The same media outlets make it possible for people to make public their outrage when a teacher has been capricious with an assignment, an employer has been unfair in an evaluation, or a police officer has been rude during a traffic stop. You feel it, make it known. This facilitation of and fascination with unfiltered immediate expression shapes our self-discipline. Why be more measured if it isn’t expected or valued?
To the second, if we stop and think about the people we as individuals and as a society most respect, it is most assuredly a list of those who are judicious and self-disciplined.
Whether it is the sportsmanship of an athlete who lets his or her performance do the talking, the politician who refuses to deride his political opponent, or the journalist who keeps her cool when the person she’s interviewing is spewing lies and hatred, we respect those who respect themselves and others enough to show some restraint.
These men and women learn from life, become more effective, and do not appeal to or embolden the lowest common denominator; rather, they elevate our deportment and our dialogue that moves the needle on real change in this world.
This is not to say that outrage doesn’t have its place. In fact, without it, we will spiral off into a moral abyss. But outrage and rage are two different things.
This issue of anger is one that I took up with our students. I shared with them the undeniable reality of human emotion, the fact that anger is not always bad, and that outrage can serve us well; but that regarding rage, there is power in pausing.

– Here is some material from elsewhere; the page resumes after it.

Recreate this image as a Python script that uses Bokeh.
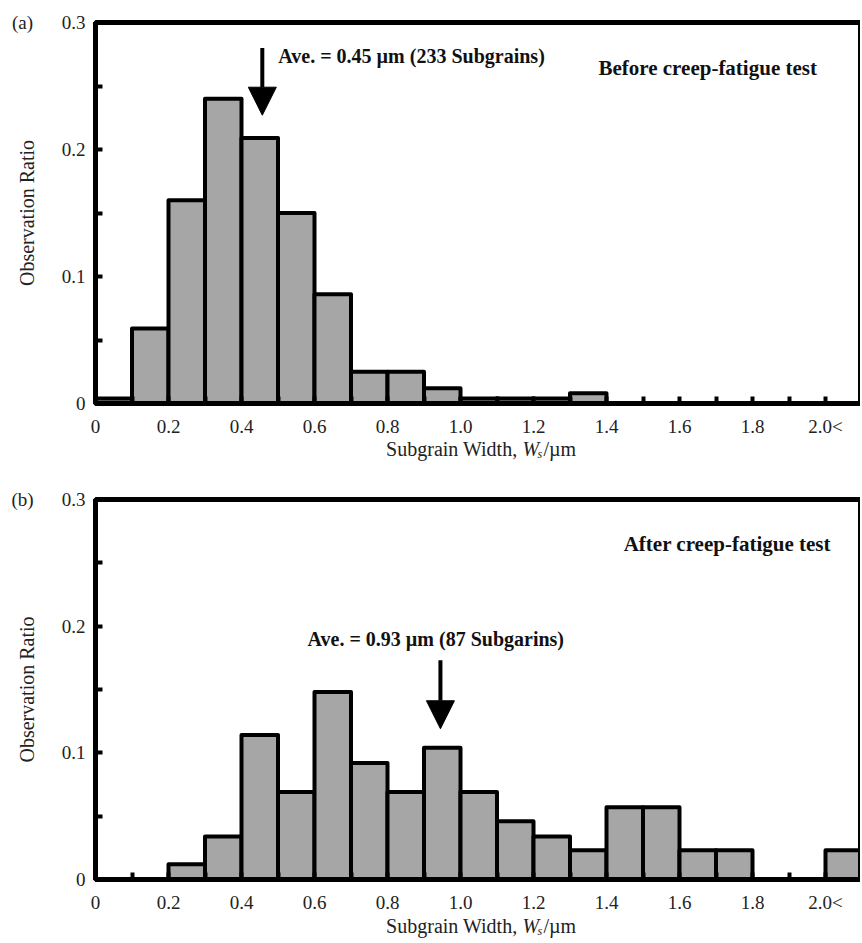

In the apostle James’ New Testament epistle, we find a simple verse that argues for this. In Chapter 1 verse 19 we read, “let every person be quick to hear, slow to speak, slow to anger; for the anger of man does not produce the righteousness of God.”
This is wisdom in a most practical and penetrating form. As human beings, we know how easy it is to not only become angry but to let it fly. We know from our own outbursts or those of others that such expressions are not measured or weighed against broader considerations. This is why we find ourselves apologizing for things we said in haste.
It goes something like this: “I’m sorry. I lost my head. I wasn’t thinking about what I was saying. I just reacted.”
This is our challenge. How do we be human — passionately, honestly, expressively human — without being so damaging to ourselves and others? Maybe the answer is in this verse.
Maybe if we slowed it down, maybe if we stopped to listen, and maybe if we paused; we would develop more self-discipline, we would do less damage, and we would find ourselves speaking with greater authority and impact.